2. In Godhra (Gujarat), Dadasaheb Phalke began his career as a Photographer, but after the death of his first wife and child due to an outbreak of plague, he had left photography work. Then he went to Germany to get introduced with new technologies.
3. From the school time itself, he had acquired a variety of interest in magic. At that time he also experimented variety of special effects. In Germany he met Carl Hertz a magician and also worked with him. After some time he got an opportunity to work as a Draftsman in an Archaeological Survey of India but due to lack of interest he left the job and came back to Maharashtra. There, he started a business of the printing press.
4. When he watched a silent movie "The Life of Christ" by Ferdinand Zecca in Mumbai’s ‘America-India Theatre’ his life turned and decided to make "Raja Harishchandra" a silent and the first full length feature film. No doubt he had fulfilled the dream of Indian Cinema.

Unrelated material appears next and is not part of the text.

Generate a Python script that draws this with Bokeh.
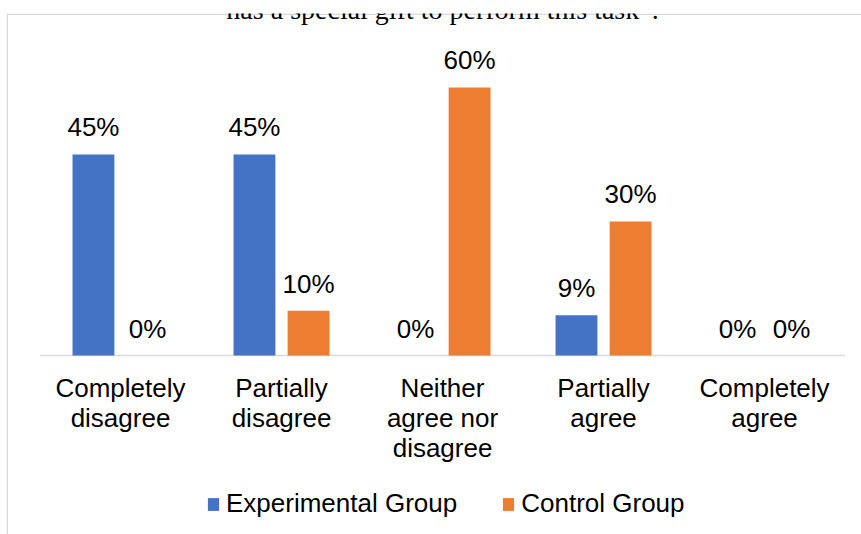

5. He had given several advertisements for seeking handsome actors for the lead role. But, these advertisements brought inadequate and non- professional talent and so, he was forced to add a line "ugly faces need not to apply".
6. Then, finally Dadasaheb’s entire family took part in making the film Raja Harishchandra. Do you know that Producer, Director, Writer, Cameraman etc. of the film ‘Raja Harishchandra’ was Dadasaheb only.
7. His wife handled the costumes of the actors, the posters and production of the film. He played the role of Harishchandra and even his 7 year old son Bhalchandra Phalke played a major role of Harishchandra's son in the film. Also, a man was selected for the lead role of Taramati as no woman was ready to work in the film that time. This film was first shown publicly in Coronation cinema, Mumbai on 3 May, 1913.
8. Do you know that Dadasaheb Phalke spent 15 thousand rupees in making the whole movie Raja Harishchandra? Today, the biggest award of Indian cinema is given on his name to honour him. 'The Dadasaheb Phalke Award' is an annual award given by the Government of India, to the devout cinema personalities for their lifetime contribution in the field. Even, in 1971 a postage stamp bearing his face was released by India Post to honour him.
9. This award was established in 1969 to commemorate the contribution of Dadasaheb Phalke to the contemporary Indian cinema. It is conferred by the Directorate of Film Festivals, Ministry of Information and Broadcasting, Government of India. In 1969, Devika Rani a first lady of Indian Cinema was the first recipient of this award. The award contains a shawl, cash prize of about Rs. 10 lakhs, a Golden Lotus (Swarna Kamal).
10. The Dadasaheb Phalke Academy gives three awards in the name of Dadasaheb Phalke: Phalke Ratna Award, Phalke Kalpataru Award and Dada Saheb Phalke Academy Awards.
In 1932, the last silent movie 'Setubandhan' of Dadasaheb Phalke was released and later it was released with dubbing. He produced his last film 'Gangavataran' during 1936-37. He made over 95 films and 26 short films in his lifetime and died on 16 February, 1944 in Nashik. His contribution to the Film Industry is remarkable and always be remembered.